Joe Genco: Engineering Innovation in Action

What does it take to turn cutting-edge ideas into real-world materials?

Joe Genco, a fourth-year mechanical engineering student with an aerospace concentration from Virginia Beach, is answering that question every day at the University of Maine’s Advanced Structures and Composites Center (ASCC). As a Student Research Assistant in the Nanopolymer Lab, Genco focuses on developing polymer-based materials while coordinating 3D printing projects for faculty, researchers, and fellow students. His work ranges from preparing models with slicing software to managing the printing process, design changes, and troubleshooting, bringing innovative concepts to life in real time.

Beyond the Nanopolymer Lab, Genco has contributed to the ASCC’s Fiber and Specialty Textile Research (FASTR) Lab, a premier hub for advanced textile solutions and workforce development. There, he helped adapt flat carbon fiber tape for weaving machines traditionally designed for round thread, tackling challenges with material handling and spool winding. By improving setup processes for carbon fiber tape, Genco engaged in solution-driven collaboration across disciplines. This type of hands-on, real-world problem-solving is what defines the ASCC.

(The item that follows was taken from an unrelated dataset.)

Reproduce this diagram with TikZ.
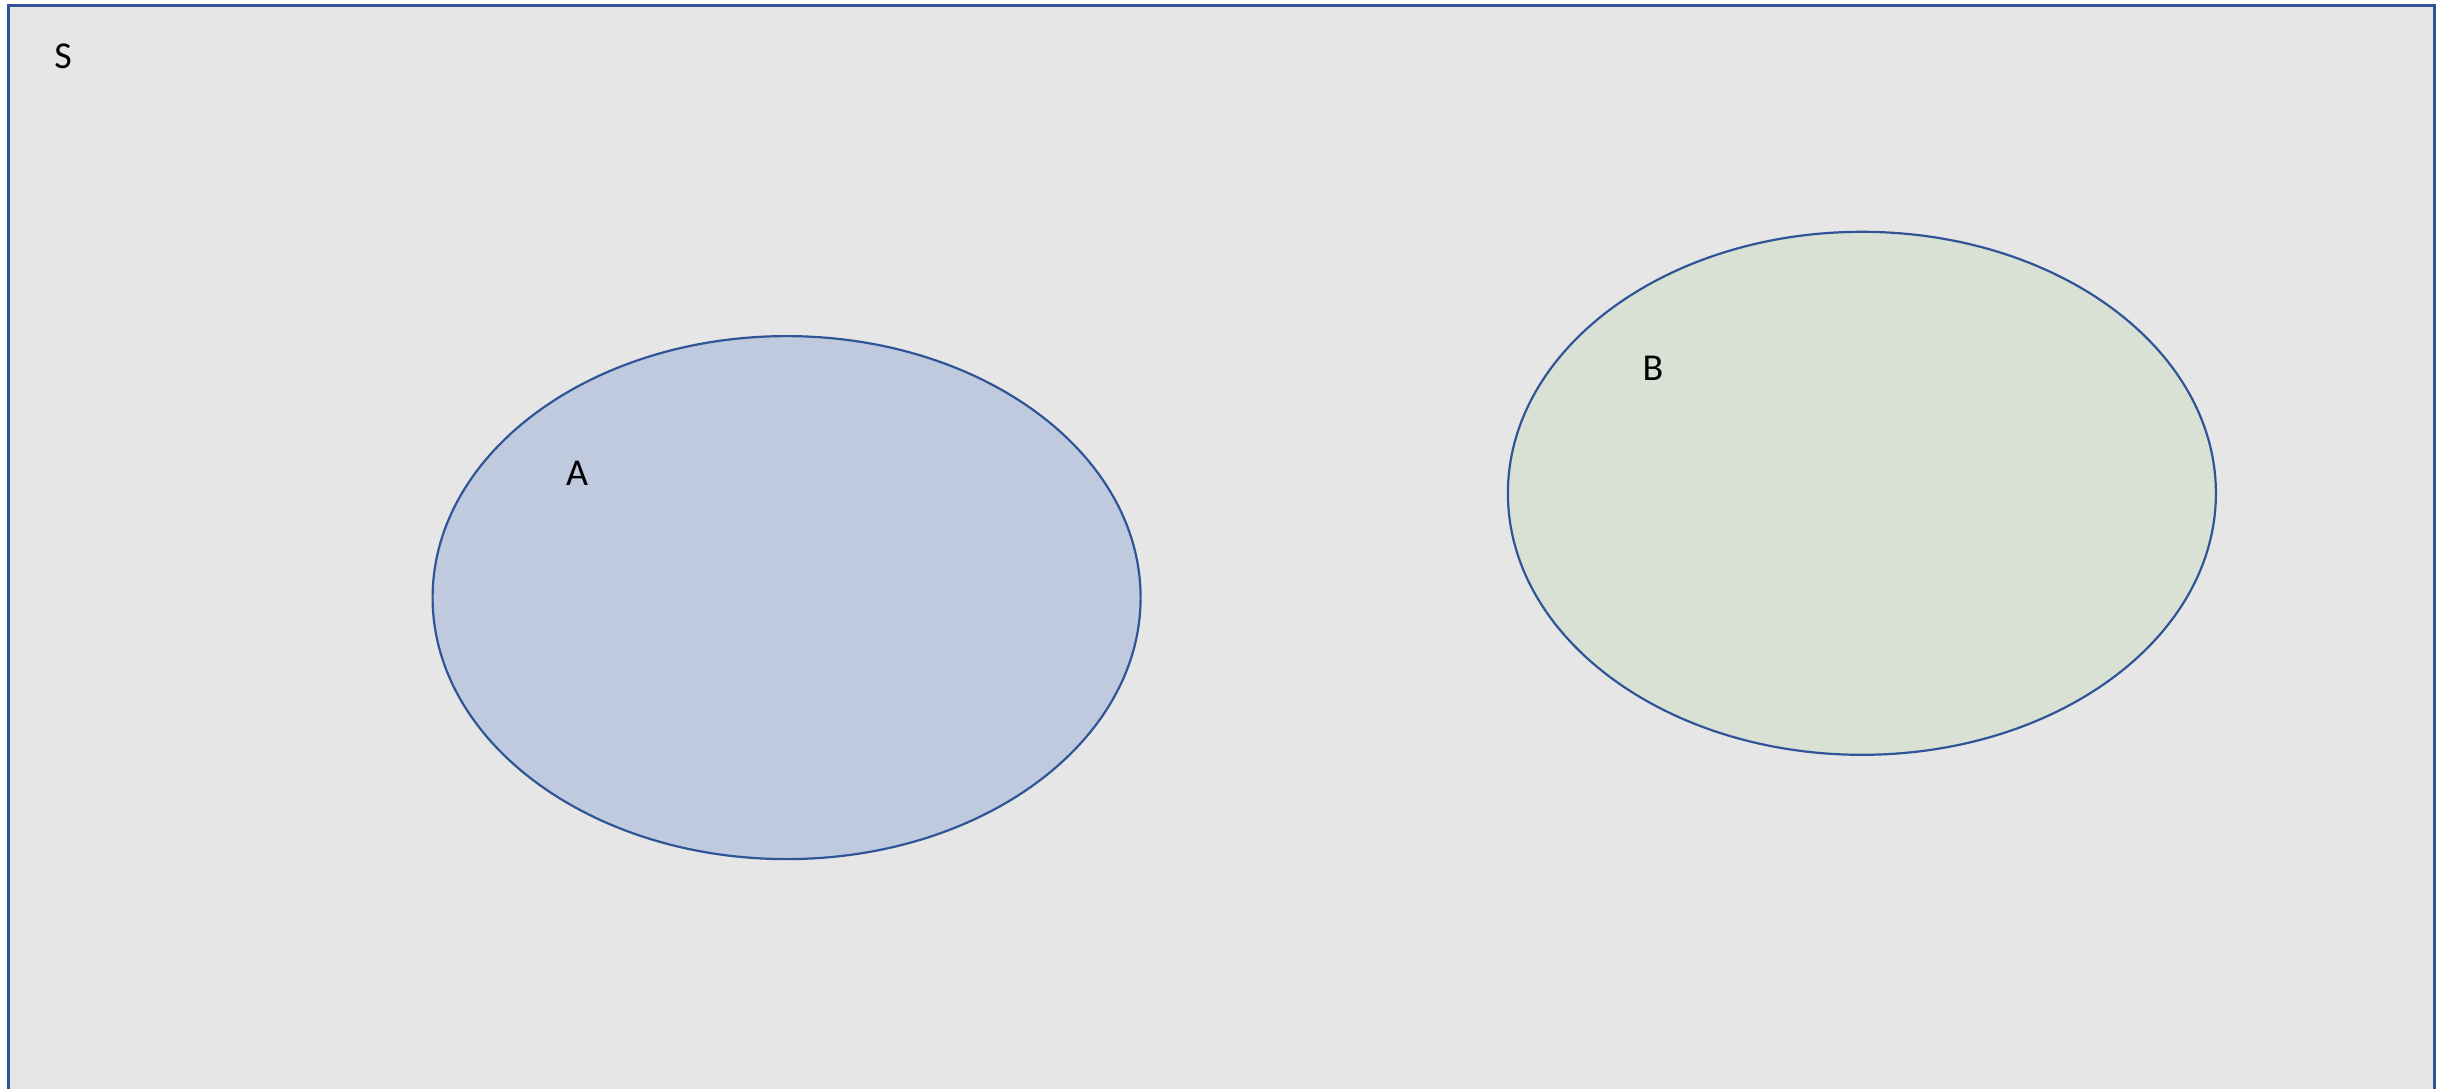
\documentclass[tikz,border=0pt]{standalone}
\usepackage{fontspec}
\setmainfont{Carlito}
\definecolor{edge}{HTML}{2F5597}
\definecolor{bg}{HTML}{E6E6E6}
\definecolor{fillA}{HTML}{BFCADF}
\definecolor{fillB}{HTML}{D9E1D4}
\tikzset{setell/.style={draw=edge,line width=2.2pt},
  lbl/.style={font=\fontsize{38}{44}\selectfont,text=black,inner sep=0pt}}
\begin{document}
\begin{tikzpicture}[x=1pt,y=-1pt]
\useasboundingbox (0,0) rectangle (2440,1088);
\fill[white] (0,0) rectangle (2440,1088);
\draw[draw=edge,fill=bg,line width=3pt] (8.7,1200) -- (8.7,5.3) -- (2434,5.3) -- (2434,1200);
\node[lbl] (S) at (63,56) {S};
\draw[setell,fill=fillA] (786.6,597.6) ellipse [x radius=354, y radius=261.5];
\coordinate (ca) at (786.6,597.6);
\draw[setell,fill=fillB] (1861.9,493.3) ellipse [x radius=354, y radius=261.5];
\coordinate (cb) at (1861.9,493.3);
\node[lbl] (A) at (577,473) {A};
\node[lbl] (B) at (1653,368) {B};
\end{tikzpicture}
\end{document}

“For me, working at the ASCC has been transformative,” Genco says. “In class, you mostly learn theory. Here, I have learned how to build and design things that work in real life, not just on paper.”

Genco, who plans to pursue a career in additive manufacturing within the aerospace industry, is one of more than 3,000 students trained at the ASCC since its founding. Students from over 35 academic disciplines, including engineering, science, and business, have gained real-world experience at the Center. “It is not just engineers here,” he adds. “There are people with backgrounds in chemistry, forestry, business, and more. Working with so many different types of people has really helped me grow.”

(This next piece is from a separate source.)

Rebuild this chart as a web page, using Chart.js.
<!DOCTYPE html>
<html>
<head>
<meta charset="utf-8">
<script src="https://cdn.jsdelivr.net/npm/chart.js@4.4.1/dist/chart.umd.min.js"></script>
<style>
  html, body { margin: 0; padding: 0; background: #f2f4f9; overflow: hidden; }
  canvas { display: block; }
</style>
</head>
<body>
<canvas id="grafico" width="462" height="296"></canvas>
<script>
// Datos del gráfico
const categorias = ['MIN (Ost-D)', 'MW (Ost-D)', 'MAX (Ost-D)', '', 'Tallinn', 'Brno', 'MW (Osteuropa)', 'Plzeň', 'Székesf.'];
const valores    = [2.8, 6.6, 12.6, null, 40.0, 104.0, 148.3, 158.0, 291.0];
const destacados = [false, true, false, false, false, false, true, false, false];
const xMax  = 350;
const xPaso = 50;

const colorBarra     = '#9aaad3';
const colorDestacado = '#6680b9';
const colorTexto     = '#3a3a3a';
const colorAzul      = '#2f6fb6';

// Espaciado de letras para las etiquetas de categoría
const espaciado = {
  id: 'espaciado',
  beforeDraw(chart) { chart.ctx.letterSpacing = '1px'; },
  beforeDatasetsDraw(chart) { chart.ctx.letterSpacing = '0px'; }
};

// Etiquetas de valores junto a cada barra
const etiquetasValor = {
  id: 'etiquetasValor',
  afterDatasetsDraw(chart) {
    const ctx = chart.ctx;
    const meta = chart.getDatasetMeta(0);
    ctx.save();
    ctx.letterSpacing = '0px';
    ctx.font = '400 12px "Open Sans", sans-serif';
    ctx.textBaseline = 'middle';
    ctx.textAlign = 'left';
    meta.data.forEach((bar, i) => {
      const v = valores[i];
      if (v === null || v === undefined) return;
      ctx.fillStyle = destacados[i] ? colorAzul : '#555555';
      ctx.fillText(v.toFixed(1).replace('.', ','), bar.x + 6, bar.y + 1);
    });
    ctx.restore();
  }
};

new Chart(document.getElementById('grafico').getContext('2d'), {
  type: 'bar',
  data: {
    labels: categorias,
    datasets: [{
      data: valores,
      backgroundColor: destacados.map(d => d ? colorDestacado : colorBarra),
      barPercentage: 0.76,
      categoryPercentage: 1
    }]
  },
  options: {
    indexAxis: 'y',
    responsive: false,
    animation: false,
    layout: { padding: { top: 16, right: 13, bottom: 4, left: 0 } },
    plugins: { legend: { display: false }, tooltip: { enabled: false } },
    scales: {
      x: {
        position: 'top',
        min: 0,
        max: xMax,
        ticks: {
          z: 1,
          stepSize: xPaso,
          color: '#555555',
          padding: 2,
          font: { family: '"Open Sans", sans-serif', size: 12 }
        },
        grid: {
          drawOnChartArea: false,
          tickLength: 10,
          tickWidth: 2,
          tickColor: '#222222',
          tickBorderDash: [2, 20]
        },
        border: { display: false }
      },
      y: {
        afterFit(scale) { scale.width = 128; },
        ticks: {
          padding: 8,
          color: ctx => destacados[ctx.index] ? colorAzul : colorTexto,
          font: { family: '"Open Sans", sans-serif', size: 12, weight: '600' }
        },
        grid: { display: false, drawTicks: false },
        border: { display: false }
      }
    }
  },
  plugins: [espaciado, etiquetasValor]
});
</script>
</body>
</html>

The ASCC’s interdisciplinary approach to workforce development continues to expand. The forthcoming GEM building, set to open in September 2025, will further integrate learning by doing across UMaine’s campus with Maine College of Engineering and Computing and the College of Liberal Arts and Sciences. With new collaborative spaces and advanced digital manufacturing capabilities, from makerspaces open to the pubic to large-scale innovation bays tackling housing innovation and blat building, GEM will serve as a launchpad for the next generation of engineers, scientists, and entrepreneurs.

At its core, the ASCC lives by the values of “students first” and “none of us is as smart as all of us”. By training Maine’s workforce and fostering collaboration across a wide range of disciplines and expertise, the Center demonstrates that the best results come when people learn, innovate, and solve problems together.